What they are talking about is solar radiation modification (SRM), also known as solar geoengineering, aka dimming the sun.

Representing the Raving Loony Party is Prof Stuart Haszeldine, Professor of Carbon Capture and Storage, School of School of GeoSciences, University of Edinburgh said:

Humans are losing the battle against climate change.  Engineering cooling is necessary because in spite of measurements and meetings and international treaties during the past 70 years, the annual emissions of greenhouse gases have continued to increase.  The world is heading towards heating greater than any time in our civilisation.

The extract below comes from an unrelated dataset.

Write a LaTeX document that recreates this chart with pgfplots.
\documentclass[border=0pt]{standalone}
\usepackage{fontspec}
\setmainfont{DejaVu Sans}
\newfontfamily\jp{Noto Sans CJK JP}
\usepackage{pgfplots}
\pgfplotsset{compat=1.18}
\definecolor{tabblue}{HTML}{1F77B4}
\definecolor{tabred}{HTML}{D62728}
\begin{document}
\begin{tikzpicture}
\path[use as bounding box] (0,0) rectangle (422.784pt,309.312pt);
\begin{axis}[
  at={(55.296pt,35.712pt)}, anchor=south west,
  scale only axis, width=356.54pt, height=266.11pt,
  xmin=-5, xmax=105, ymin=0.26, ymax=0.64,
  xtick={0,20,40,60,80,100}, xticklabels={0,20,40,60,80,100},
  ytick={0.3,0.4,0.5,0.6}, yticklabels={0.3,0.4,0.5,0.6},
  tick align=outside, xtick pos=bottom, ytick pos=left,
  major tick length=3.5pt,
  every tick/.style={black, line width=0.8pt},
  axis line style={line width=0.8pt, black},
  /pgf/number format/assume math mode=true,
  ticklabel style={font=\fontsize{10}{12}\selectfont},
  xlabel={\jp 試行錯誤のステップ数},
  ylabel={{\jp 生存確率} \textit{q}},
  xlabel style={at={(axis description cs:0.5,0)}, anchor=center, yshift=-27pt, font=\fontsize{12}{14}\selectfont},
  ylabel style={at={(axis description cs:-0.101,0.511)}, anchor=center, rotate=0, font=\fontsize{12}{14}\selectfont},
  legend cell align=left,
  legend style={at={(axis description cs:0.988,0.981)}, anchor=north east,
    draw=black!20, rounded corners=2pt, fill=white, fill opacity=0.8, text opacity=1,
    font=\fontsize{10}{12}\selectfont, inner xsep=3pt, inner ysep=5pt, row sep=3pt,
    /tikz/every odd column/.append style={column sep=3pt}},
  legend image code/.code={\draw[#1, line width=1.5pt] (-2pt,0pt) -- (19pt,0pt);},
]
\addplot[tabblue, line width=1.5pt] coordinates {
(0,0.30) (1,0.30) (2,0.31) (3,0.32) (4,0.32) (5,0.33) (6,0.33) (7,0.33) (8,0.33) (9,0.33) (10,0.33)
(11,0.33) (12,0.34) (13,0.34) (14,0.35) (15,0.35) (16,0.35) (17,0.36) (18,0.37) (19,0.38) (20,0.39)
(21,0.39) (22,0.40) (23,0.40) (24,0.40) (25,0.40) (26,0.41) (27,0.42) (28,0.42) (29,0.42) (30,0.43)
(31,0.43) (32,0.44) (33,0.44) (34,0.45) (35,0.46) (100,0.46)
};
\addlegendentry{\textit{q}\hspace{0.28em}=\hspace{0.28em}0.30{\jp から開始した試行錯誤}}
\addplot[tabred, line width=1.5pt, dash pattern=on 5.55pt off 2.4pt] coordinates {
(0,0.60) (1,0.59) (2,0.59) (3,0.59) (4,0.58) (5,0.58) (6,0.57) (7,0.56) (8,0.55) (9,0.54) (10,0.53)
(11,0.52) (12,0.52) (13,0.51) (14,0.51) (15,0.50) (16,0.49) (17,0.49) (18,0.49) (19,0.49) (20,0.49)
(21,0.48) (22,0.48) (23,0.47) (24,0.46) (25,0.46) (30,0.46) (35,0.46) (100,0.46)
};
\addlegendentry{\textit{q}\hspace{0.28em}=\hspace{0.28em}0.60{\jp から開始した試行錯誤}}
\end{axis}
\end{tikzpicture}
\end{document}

Dr Naomi Vaughan of the Tyndall Centre is alarmed at the prospect though:

SRM methods do not address the causes of climate change – SRM methods seek to cool the climate by reflecting more sunlight back to space to offset the warming we are causing by increased concentrations of greenhouse gases in our atmosphere that come from the burning of coal, oil and gas and deforestation.

“Deployment is a major issue for SRM ideas, because the way that SRM balances out the warming we’ve caused is not a perfect offset.  Deploying SRM would create a new risk to global society – the risk of stopping the SRM whilst greenhouse gas concentrations were still high, as it would cause very rapid warming.  To stop SRM once it had been deployed safely, would require global society to reach net zero emissions and pay to remove large amounts of CO2 from the atmosphere.

“It’s for these reasons that many scientists are cautious about SRM research because of how it could be used or misused in the future.”

Mike Hulme, formerly of the notorious UEA, is also worried:

£57m is a huge amount of tax-payers money to be spent on this assortment of speculative technologies intended to manipulate the Earth’s climate.  I say this because these technologies will always remain speculative, and unproven in the real world, until they are deployed at scale.  Just because they “work” in a model, or at a micro-scale in the lab or the sky, does not mean they will cool climate safely, without unwanted side-effects, in the real world. 

There is therefore no way that this research can demonstrate that the technologies are safe, successful or reversible.  The UK Government is leading the world down what academic analysts call ‘the slippery slope’ towards eventual dangerous large-scale deployment of solar geoengineering technologies.  This is public money that would be far better invested in enhancing technologies to reduce dependence on fossil fuels or to remove carbon dioxide from the atmosphere.”